Progressive, socially liberal women who increasingly and persistently attack, dehumanize, and slander trans and gender non-conforming people, are — in my eyes — more dangerous than religious zealots who do the same. The zealots’ views are harmful and put people in danger, there is no question there, but they can be spotted a mile away. They stand tall, proud, and anchored in their religious conviction; there is no deceit or mask. Their views are unabashedly conservative as they answer to a higher power.

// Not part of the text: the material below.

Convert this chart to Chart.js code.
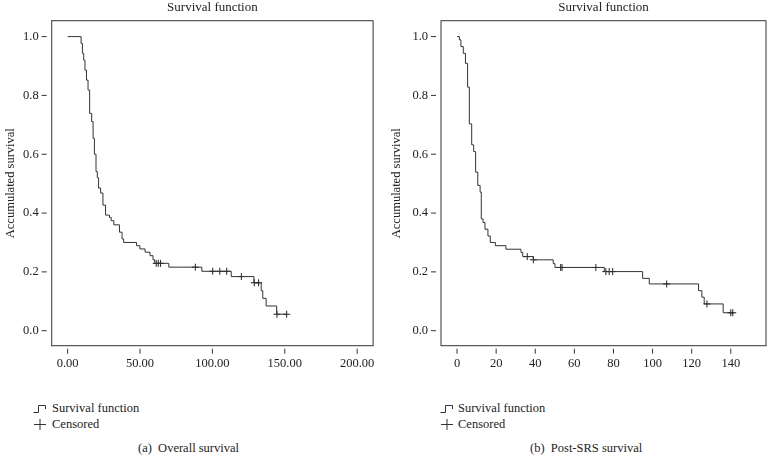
<!DOCTYPE html>
<html>
<head>
<meta charset="utf-8">
<script src="https://cdn.jsdelivr.net/npm/chart.js@4/dist/chart.umd.min.js"></script>
<style>
  body { margin: 0; background: #fff; font-family: 'Liberation Serif', serif; color: #222; }
  #page { position: relative; width: 772px; height: 467px; overflow: hidden; }
  .box { position: absolute; top: 0; width: 386px; height: 380px; }
  .leg { position: absolute; font-size: 12.5px; line-height: 14px; white-space: nowrap; }
  .leg svg { position: absolute; left: 0; top: 1px; }
  .leg span { position: absolute; }
  .cap { position: absolute; font-size: 12.5px; white-space: nowrap; }
</style>
</head>
<body>
<div id="page">
  <div class="box" style="left:0"><canvas id="overallChart"></canvas></div>
  <div class="box" style="left:386px"><canvas id="postChart"></canvas></div>

  <div class="leg" style="left:33px; top:401px">
    <svg width="14" height="12"><path d="M0.5 10.5 H5.5 V3.5 H12.5 V7" fill="none" stroke="#333" stroke-width="1"/></svg>
    <span style="left:19px">Survival function</span>
  </div>
  <div class="leg" style="left:33px; top:417px">
    <svg width="14" height="12"><path d="M1 6.5 H13 M7 1 V12" fill="none" stroke="#333" stroke-width="1"/></svg>
    <span style="left:19px">Censored</span>
  </div>
  <div class="cap" style="left:138px; top:441px">(a)&nbsp; Overall survival</div>

  <div class="leg" style="left:440px; top:401px">
    <svg width="14" height="12"><path d="M0.5 10.5 H5.5 V3.5 H12.5 V7" fill="none" stroke="#333" stroke-width="1"/></svg>
    <span style="left:18px">Survival function</span>
  </div>
  <div class="leg" style="left:440px; top:417px">
    <svg width="14" height="12"><path d="M1 6.5 H13 M7 1 V12" fill="none" stroke="#333" stroke-width="1"/></svg>
    <span style="left:18px">Censored</span>
  </div>
  <div class="cap" style="left:530px; top:441px">(b)&nbsp; Post-SRS survival</div>
</div>

<script>
// (a) overall survival: event times (months) and survival after each step
const overallTimes = [0, 9.3, 10.2, 11.1, 12.0, 13.0, 14.1, 15.2, 16.6, 17.6, 18.5, 19.6, 20.5, 21.4, 22.8, 24.4, 26.2, 28.9, 30.1, 31.9, 35.8, 37.6, 38.7, 47.6, 49.9, 53.5, 56.9, 59.0, 60.1, 69.9, 92.7, 113.0, 128.7, 133.7, 134.8, 137.1, 144.4, 151.3]
const overallSurv = [1.0, 0.977, 0.943, 0.920, 0.886, 0.852, 0.818, 0.739, 0.711, 0.654, 0.600, 0.541, 0.520, 0.485, 0.468, 0.427, 0.393, 0.385, 0.374, 0.360, 0.335, 0.312, 0.300, 0.289, 0.278, 0.267, 0.255, 0.241, 0.229, 0.216, 0.202, 0.184, 0.163, 0.136, 0.110, 0.084, 0.056, 0.056]
const overallCensTimes = [61.2, 62.6, 64.2, 88.2, 100.2, 105.1, 109.9, 120.0, 128.9, 131.9, 144.6, 151.3]
const overallCensSurv = [0.229, 0.229, 0.229, 0.216, 0.202, 0.202, 0.202, 0.184, 0.163, 0.163, 0.056, 0.056]
const overallXTicks = [0, 50, 100, 150, 200]

// (b) post-SRS survival
const postTimes = [0, 1.2, 2.0, 3.2, 4.3, 5.4, 6.3, 7.5, 8.5, 9.5, 10.6, 11.8, 12.4, 13.3, 14.3, 15.8, 17.0, 19.6, 25.0, 32.7, 33.6, 39.0, 49.2, 50.1, 75.3, 94.9, 98.3, 123.5, 125.2, 126.4, 136.1, 141.0]
const postSurv = [1.0, 0.989, 0.966, 0.943, 0.909, 0.828, 0.703, 0.632, 0.609, 0.539, 0.494, 0.471, 0.380, 0.368, 0.345, 0.322, 0.300, 0.289, 0.277, 0.266, 0.252, 0.241, 0.228, 0.215, 0.201, 0.178, 0.159, 0.136, 0.114, 0.091, 0.061, 0.061]
const postCensTimes = [35.9, 39.0, 53.0, 53.7, 71.0, 76.1, 77.8, 79.6, 107.2, 127.8, 140.0, 141.0]
const postCensSurv = [0.252, 0.241, 0.215, 0.215, 0.215, 0.201, 0.201, 0.201, 0.159, 0.091, 0.061, 0.061]
const postXTicks = [0, 20, 40, 60, 80, 100, 120, 140]

const yTicks = [0, 0.2, 0.4, 0.6, 0.8, 1.0]

const FONT = 'Liberation Serif'
const INK = '#333'
const CANVAS_H = 380

// frame round the plot and little detached tick marks, like the SPSS output
const framePlugin = {
  id: 'frame',
  afterDraw (chart) {
    const { ctx, chartArea: a, scales } = chart
    ctx.save()
    ctx.strokeStyle = INK
    ctx.lineWidth = 1
    ctx.strokeRect(a.left, a.top, a.right - a.left, a.bottom - a.top)
    ctx.beginPath()
    scales.y.ticks.forEach(t => {
      const py = scales.y.getPixelForValue(t.value)
      ctx.moveTo(a.left - 10, py)
      ctx.lineTo(a.left - 5, py)
    })
    scales.x.ticks.forEach(t => {
      const px = scales.x.getPixelForValue(t.value)
      ctx.moveTo(px, a.bottom + 3)
      ctx.lineTo(px, a.bottom + 8)
    })
    ctx.stroke()
    ctx.restore()
  }
}

function makeChart (canvasId, times, surv, censTimes, censSurv, xTicks, xMin, xMax, xFmt, yWidth) {
  const line = times.map((t, i) => ({ x: t, y: surv[i] }))
  const cens = censTimes.map((t, i) => ({ x: t, y: censSurv[i] }))

  return new Chart(document.getElementById(canvasId), {
    type: 'scatter',
    data: {
      datasets: [{
        label: 'Survival function',
        data: line,
        showLine: true,
        stepped: true,
        borderColor: INK,
        borderWidth: 1,
        pointRadius: 0
      }, {
        label: 'Censored',
        data: cens,
        pointStyle: 'cross',
        pointRadius: 3.5,
        borderColor: '#222',
        borderWidth: 1
      }]
    },
    options: {
      responsive: false,
      animation: false,
      layout: { padding: { right: 386 - yWidth - 325, top: 0, bottom: 0 } },
      plugins: {
        legend: { display: false },
        tooltip: { enabled: false },
        title: {
          display: true,
          text: 'Survival function',
          fullSize: false,
          color: '#222',
          font: { family: FONT, size: 13, weight: 'normal', lineHeight: 1.2 },
          padding: { top: 0, bottom: 5.1 }
        }
      },
      scales: {
        x: {
          type: 'linear',
          min: xMin,
          max: xMax,
          grid: { display: false, drawTicks: false },
          border: { display: false },
          afterBuildTicks: (scale) => { scale.ticks = xTicks.map(v => ({ value: v })) },
          afterFit: (scale) => { scale.height = CANVAS_H - 345.7 },
          ticks: {
            color: '#222',
            padding: 11,
            maxRotation: 0,
            font: { family: FONT, size: 12.5 },
            callback: xFmt
          }
        },
        y: {
          type: 'linear',
          min: -0.051,
          max: 1.054,
          grid: { display: false, drawTicks: false },
          border: { display: false },
          afterBuildTicks: (scale) => { scale.ticks = yTicks.map(v => ({ value: v })) },
          afterFit: (scale) => { scale.width = yWidth },
          title: {
            display: true,
            text: 'Accumulated survival',
            color: '#222',
            font: { family: FONT, size: 12.5, lineHeight: 1.2 },
            padding: { top: 3, bottom: 0 }
          },
          ticks: {
            color: '#222',
            padding: 13,
            font: { family: FONT, size: 12.5 },
            callback: v => v.toFixed(1)
          }
        }
      }
    },
    plugins: [framePlugin]
  })
}

function sizeCanvas (id) {
  const c = document.getElementById(id)
  c.width = 386
  c.height = CANVAS_H
  c.style.width = '386px'
  c.style.height = CANVAS_H + 'px'
}
sizeCanvas('overallChart')
sizeCanvas('postChart')

makeChart('overallChart', overallTimes, overallSurv, overallCensTimes, overallCensSurv,
  overallXTicks, -11, 211, v => v.toFixed(2), 51.7)
makeChart('postChart', postTimes, postSurv, postCensTimes, postCensSurv,
  postXTicks, -8.2, 158, v => String(v), 55)
</script>
</body>
</html>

These zealots don’t claim to be progressive; they are not fighting for progress and justice. They want to limit the rights and ignore the autonomy of large swaths of the population because of differences they refuse to accept. These women, on the other hand, claim progressive and feminist values. They fight for the autonomy and agency of individuals, and they vehemently oppose any and all restrictions placed upon women because of their gender. These so-called progressive feminists, who know precisely how reprehensible it is to vilify, attack, and discriminate against a person based on their gender, are doing exactly what has been done to them, all the while claiming to be the victim.

These women have a range of titles and backgrounds: journalist, author, activist, lecturer, scientist, feminist. They are all cisgender, and they all want to debate the identity of transgender people. If you’re like Reilly-Cooper, it’s because our myriad of identities are somehow harming her own. If you’re like Pollitt, it’s in the name of fairness. If you’re like Greer, it’s in the name of dismantling patriarchy. If you’re like Benson, it’s in the name of truth. If you’re like Dreger, it’s in the name of science. If you’re like Goldberg, it’s because all sides are valid in the name of true objectivity. In each case, the terms of the debate are not set by trans people, but by cisgender white women.

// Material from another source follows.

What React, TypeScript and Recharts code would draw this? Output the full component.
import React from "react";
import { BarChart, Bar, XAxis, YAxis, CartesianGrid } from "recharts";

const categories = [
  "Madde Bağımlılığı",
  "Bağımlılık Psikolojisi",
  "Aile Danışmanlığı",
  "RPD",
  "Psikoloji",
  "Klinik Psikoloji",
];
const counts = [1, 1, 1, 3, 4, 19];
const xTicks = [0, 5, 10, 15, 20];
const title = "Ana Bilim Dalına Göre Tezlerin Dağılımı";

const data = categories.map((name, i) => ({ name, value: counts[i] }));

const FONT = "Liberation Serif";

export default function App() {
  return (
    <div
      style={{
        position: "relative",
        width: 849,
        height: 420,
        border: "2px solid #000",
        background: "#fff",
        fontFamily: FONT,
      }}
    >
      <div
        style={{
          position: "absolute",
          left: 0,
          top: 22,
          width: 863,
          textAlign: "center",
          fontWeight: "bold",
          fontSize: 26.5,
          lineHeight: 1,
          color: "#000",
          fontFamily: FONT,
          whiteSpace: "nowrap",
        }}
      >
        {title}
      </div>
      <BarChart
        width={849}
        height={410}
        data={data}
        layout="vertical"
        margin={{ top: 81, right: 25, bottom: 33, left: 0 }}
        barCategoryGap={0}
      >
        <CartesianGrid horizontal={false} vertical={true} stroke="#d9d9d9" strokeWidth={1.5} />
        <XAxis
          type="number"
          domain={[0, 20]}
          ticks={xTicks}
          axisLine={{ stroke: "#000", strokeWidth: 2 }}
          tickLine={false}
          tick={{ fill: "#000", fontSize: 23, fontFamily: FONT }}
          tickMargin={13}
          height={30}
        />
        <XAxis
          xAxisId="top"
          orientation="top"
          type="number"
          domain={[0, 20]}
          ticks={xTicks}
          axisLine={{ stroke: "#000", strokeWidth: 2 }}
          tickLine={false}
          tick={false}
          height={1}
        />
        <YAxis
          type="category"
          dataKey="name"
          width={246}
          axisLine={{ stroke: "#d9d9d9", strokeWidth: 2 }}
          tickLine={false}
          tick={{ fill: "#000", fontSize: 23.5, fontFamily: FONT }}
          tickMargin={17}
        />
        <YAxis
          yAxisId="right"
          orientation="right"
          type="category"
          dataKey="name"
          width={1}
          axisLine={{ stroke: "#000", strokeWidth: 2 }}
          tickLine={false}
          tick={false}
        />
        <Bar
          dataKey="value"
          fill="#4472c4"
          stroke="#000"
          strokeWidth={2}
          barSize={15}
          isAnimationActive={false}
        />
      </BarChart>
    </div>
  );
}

Reilly-Cooper concludes her talk by stating:

“If we take gender identity entirely subjectively, there becomes no way, either in principle or practice, to determine men from women. So, you could find yourself, say, in a room with all the people that are here today and be absolutely incapable of knowing who in this room is a man and who is a woman. There would be no way in determining it. . . . As soon as that happens men and women as a political class disappear; men and women can no longer exist if you define gender entirely subjectively.”

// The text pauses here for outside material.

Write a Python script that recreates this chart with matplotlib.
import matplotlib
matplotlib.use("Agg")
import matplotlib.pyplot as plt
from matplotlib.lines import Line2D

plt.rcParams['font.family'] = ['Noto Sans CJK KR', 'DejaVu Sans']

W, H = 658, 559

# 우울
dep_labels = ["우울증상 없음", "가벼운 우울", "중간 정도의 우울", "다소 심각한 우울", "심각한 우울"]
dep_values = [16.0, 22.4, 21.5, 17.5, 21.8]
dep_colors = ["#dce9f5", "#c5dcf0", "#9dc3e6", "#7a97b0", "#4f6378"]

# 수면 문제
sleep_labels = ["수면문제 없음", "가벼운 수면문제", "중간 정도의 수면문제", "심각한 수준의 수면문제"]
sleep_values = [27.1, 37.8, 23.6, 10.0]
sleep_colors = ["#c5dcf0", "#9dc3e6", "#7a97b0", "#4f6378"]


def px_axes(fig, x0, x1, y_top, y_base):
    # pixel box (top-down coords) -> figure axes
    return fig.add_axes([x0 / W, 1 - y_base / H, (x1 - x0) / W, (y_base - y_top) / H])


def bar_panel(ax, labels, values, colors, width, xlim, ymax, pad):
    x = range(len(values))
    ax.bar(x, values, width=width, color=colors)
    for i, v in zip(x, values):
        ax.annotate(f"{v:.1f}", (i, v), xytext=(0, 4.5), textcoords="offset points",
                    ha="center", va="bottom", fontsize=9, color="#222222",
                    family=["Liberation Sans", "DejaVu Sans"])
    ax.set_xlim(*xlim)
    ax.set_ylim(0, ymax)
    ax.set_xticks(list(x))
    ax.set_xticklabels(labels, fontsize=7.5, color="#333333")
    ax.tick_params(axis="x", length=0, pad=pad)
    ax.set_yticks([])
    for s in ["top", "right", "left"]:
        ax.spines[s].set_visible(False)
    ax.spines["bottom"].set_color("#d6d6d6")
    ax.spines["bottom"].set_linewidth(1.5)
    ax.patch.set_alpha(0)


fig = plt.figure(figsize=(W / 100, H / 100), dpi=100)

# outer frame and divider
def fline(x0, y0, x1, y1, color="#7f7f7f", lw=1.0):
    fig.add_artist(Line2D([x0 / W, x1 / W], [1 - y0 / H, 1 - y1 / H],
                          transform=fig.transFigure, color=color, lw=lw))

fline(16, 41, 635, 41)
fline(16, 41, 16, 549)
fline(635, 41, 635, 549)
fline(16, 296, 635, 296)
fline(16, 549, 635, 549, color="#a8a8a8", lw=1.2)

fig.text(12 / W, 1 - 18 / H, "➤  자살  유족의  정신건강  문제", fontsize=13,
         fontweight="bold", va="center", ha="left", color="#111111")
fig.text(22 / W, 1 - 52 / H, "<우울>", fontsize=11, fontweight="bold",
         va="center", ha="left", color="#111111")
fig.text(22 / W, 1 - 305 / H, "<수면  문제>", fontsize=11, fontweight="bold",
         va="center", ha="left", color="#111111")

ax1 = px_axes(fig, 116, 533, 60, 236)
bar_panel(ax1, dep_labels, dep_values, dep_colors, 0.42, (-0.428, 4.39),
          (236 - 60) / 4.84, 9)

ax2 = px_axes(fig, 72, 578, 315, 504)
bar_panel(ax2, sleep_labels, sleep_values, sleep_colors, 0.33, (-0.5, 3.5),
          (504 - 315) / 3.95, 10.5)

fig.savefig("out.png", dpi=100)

Her fearmongering about the elimination of cisgender men and cisgender women is identical to the fearmongering religious zealots use against gay marriage — if marriage isn’t confined to one man and one woman, then the word becomes irrelevant. Ryan T. Anderson, a research fellow at the conservative think tank, The Heritage Foundation, wrote last summer after the Supreme Court’s Obergefell ruling:

“Redefining marriage to make it a genderless institution fundamentally changes marriage: It makes the relationship more about the desires of adults than about the needs — or rights — of children. It teaches the lie that mothers and fathers are interchangeable. Indeed, the judicial redefinition of marriage to exclude the marital norm of male-female sexual complementarity raises the question of what other marital norms may be excluded.”

In the Q&A after her lecture, Reilly-Cooper expressed how troubling she finds it that there are “very young, vulnerable, distressed people going online and find[ing] this [gender identity] doctrine.” You see, it’s about the children, the poor, vulnerable children. The same children Anderson is concerned about; the same children supporters of Prop 8 were concerned about. These tactics are the same: make the claim that inclusion and equality will somehow lead to the complete and utter breakdown of society. If the social norms we invented are changed in any way, society will suffer. And if that doesn’t convince you — think about the children.

Reilly-Cooper, and others like her, are worried that if you cannot determine a person’s gender by observation, then “men and women can no longer exist.” In case you didn’t know, you already can’t go into a room full of people and determine their gender by looking at them; this has always been true.

This is important, because what she did was erase my existence, and the existence of many others who are neither man nor woman. Her fear is our lived existence, yet our realities aren’t real enough for her to grasp.